## Data section
┌────────

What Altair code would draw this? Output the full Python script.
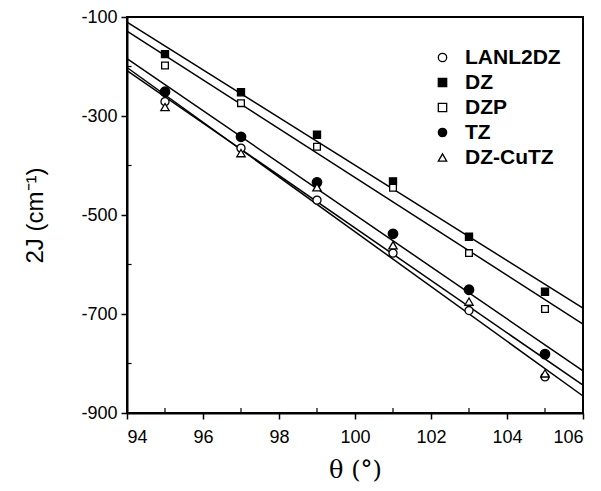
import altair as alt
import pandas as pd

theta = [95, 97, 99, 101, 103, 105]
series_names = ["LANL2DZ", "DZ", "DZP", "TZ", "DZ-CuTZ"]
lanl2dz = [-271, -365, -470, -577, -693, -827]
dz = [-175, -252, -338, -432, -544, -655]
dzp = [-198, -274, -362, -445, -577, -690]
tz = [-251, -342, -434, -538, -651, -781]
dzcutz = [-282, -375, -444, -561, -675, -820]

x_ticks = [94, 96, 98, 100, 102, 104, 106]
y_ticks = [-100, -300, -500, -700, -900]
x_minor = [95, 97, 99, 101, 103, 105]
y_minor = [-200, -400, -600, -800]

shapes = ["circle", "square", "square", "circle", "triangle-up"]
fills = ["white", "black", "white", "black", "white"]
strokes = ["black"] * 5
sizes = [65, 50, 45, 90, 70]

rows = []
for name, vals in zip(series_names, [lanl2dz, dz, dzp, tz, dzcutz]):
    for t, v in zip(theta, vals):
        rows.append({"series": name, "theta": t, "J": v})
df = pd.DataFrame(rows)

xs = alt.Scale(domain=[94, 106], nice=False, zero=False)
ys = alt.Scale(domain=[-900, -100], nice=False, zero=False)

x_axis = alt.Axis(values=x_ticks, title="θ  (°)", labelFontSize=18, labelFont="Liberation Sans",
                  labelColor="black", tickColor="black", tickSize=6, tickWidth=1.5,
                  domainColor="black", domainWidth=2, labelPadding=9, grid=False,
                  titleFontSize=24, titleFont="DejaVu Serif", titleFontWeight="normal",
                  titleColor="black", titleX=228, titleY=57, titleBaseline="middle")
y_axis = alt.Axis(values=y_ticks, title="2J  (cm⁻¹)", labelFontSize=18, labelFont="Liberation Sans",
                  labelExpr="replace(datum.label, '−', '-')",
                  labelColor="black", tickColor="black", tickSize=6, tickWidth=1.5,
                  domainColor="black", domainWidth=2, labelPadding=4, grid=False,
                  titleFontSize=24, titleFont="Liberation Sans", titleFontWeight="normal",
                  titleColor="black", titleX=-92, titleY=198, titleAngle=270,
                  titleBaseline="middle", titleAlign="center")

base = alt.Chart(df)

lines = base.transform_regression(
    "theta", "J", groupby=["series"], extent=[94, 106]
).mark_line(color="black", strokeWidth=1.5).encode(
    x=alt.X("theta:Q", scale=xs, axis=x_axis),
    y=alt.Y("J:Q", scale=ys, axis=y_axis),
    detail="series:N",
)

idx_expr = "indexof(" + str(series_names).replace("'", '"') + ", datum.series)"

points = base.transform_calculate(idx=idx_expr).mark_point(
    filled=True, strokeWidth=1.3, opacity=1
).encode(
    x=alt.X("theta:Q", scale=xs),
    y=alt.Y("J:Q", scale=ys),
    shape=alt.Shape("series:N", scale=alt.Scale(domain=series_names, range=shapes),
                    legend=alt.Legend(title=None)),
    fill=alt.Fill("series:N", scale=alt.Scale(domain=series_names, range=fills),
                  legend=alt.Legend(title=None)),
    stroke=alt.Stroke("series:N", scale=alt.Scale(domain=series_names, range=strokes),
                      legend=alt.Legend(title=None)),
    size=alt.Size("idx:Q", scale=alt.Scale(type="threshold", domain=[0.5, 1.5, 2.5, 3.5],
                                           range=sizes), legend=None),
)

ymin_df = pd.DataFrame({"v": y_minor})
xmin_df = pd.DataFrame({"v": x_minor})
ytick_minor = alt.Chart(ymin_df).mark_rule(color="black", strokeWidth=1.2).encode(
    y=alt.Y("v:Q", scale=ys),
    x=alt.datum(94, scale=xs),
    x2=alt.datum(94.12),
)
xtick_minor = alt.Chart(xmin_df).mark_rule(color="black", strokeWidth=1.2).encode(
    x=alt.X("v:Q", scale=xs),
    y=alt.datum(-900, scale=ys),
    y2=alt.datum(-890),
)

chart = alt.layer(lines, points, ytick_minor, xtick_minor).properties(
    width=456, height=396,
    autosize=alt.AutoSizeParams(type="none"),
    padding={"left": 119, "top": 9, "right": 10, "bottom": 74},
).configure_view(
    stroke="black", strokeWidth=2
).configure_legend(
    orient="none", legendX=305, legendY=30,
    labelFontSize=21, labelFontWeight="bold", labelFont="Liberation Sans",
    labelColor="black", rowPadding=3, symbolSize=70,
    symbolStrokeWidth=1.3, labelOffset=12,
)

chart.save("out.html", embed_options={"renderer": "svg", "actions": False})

└────────
┌────────

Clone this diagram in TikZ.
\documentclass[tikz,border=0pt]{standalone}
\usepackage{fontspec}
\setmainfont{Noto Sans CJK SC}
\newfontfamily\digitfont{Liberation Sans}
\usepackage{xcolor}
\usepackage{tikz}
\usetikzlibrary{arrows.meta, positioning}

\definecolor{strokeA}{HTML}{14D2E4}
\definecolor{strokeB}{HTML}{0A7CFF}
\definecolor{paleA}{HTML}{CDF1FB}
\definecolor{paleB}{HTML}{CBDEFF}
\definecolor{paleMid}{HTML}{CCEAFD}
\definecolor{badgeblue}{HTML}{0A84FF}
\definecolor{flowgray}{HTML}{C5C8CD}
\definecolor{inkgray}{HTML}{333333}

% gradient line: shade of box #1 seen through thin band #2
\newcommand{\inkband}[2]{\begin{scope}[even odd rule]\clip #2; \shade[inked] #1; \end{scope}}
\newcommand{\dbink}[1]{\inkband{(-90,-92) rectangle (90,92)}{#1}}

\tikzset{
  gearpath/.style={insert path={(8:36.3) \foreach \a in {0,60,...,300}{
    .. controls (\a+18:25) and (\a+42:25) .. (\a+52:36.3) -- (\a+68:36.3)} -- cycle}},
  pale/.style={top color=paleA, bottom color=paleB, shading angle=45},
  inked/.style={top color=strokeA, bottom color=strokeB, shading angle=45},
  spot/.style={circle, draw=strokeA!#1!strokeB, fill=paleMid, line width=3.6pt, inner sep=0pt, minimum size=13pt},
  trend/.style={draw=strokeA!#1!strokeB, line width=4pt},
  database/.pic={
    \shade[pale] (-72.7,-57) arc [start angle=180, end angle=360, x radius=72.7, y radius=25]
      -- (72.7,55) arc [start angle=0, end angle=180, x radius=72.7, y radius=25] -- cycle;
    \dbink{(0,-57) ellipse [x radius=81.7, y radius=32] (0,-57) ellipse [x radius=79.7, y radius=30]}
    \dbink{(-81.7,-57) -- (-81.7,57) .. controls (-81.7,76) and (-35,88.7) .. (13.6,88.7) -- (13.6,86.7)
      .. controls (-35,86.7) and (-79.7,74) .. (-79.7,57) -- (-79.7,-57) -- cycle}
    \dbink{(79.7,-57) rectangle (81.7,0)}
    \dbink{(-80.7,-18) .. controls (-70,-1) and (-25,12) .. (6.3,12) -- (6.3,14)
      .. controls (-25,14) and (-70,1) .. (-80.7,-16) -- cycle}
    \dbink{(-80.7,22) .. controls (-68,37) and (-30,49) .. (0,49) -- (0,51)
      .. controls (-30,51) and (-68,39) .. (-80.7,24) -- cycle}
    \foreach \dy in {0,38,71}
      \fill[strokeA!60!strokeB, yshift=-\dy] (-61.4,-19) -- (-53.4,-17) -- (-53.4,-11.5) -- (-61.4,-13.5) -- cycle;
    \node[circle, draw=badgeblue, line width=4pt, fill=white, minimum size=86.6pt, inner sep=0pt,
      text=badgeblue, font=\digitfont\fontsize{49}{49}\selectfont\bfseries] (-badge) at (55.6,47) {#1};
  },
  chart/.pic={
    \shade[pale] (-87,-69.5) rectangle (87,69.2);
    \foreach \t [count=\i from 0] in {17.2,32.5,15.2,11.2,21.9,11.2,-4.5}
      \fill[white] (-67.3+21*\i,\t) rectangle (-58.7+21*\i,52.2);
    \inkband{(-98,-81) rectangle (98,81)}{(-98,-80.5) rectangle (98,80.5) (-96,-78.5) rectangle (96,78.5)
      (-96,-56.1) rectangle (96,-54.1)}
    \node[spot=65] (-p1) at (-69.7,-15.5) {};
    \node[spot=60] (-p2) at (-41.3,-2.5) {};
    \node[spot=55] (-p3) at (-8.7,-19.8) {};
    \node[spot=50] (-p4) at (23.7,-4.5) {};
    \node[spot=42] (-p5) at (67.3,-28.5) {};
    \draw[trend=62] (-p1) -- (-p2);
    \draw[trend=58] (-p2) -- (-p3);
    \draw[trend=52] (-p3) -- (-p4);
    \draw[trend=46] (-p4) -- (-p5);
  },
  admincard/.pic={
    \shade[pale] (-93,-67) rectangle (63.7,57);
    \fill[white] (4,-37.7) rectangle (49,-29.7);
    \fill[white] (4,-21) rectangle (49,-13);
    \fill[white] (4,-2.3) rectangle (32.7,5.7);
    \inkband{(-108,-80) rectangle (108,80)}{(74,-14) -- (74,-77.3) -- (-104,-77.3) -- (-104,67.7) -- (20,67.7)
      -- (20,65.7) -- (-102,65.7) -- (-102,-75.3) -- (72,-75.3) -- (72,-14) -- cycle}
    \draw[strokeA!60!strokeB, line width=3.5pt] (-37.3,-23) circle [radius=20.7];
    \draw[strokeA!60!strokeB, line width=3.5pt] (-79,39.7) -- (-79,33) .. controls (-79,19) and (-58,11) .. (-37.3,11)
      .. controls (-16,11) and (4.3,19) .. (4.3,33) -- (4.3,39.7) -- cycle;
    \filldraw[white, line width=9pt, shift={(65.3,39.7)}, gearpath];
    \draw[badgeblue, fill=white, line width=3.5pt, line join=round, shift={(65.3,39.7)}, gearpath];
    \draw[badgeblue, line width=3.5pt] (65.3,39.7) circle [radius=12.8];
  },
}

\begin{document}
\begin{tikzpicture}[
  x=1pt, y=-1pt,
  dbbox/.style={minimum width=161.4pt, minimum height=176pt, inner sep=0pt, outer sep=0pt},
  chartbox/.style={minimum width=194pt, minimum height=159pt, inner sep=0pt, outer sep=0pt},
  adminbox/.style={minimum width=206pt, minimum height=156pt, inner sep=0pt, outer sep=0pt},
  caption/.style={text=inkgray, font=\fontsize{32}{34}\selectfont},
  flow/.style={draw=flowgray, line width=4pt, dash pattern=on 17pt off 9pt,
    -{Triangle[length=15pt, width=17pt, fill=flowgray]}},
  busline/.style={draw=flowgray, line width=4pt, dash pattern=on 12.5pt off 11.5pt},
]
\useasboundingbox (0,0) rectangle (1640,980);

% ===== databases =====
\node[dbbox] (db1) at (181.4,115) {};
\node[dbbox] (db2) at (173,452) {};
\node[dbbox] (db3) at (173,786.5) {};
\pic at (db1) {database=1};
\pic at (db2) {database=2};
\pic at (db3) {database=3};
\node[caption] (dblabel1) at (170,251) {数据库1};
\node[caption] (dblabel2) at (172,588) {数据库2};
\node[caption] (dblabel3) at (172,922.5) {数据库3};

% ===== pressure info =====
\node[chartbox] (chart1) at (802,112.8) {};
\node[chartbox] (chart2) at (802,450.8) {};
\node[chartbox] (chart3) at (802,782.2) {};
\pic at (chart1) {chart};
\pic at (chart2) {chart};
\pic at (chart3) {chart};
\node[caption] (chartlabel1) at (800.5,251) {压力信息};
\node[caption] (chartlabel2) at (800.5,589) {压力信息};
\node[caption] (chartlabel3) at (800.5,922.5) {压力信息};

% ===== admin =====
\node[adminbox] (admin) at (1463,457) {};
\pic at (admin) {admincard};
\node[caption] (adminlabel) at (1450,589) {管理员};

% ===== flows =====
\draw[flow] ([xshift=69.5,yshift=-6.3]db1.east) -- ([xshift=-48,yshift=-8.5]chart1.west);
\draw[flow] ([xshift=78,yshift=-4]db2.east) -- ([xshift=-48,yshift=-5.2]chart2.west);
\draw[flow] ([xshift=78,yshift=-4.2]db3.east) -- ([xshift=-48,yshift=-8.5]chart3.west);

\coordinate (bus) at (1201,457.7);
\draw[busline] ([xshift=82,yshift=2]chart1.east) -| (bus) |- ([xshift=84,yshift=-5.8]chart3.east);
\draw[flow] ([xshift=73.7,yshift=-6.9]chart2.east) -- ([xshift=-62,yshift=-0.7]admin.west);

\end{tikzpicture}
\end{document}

└────────

## Instruction
Repeat only the lines from the one with "What Altair code" down to the one with "import pandas as pd", word for word and both included, and leave the pictures out.

## Response
What Altair code would draw this? Output the full Python script.
import altair as alt
import pandas as pd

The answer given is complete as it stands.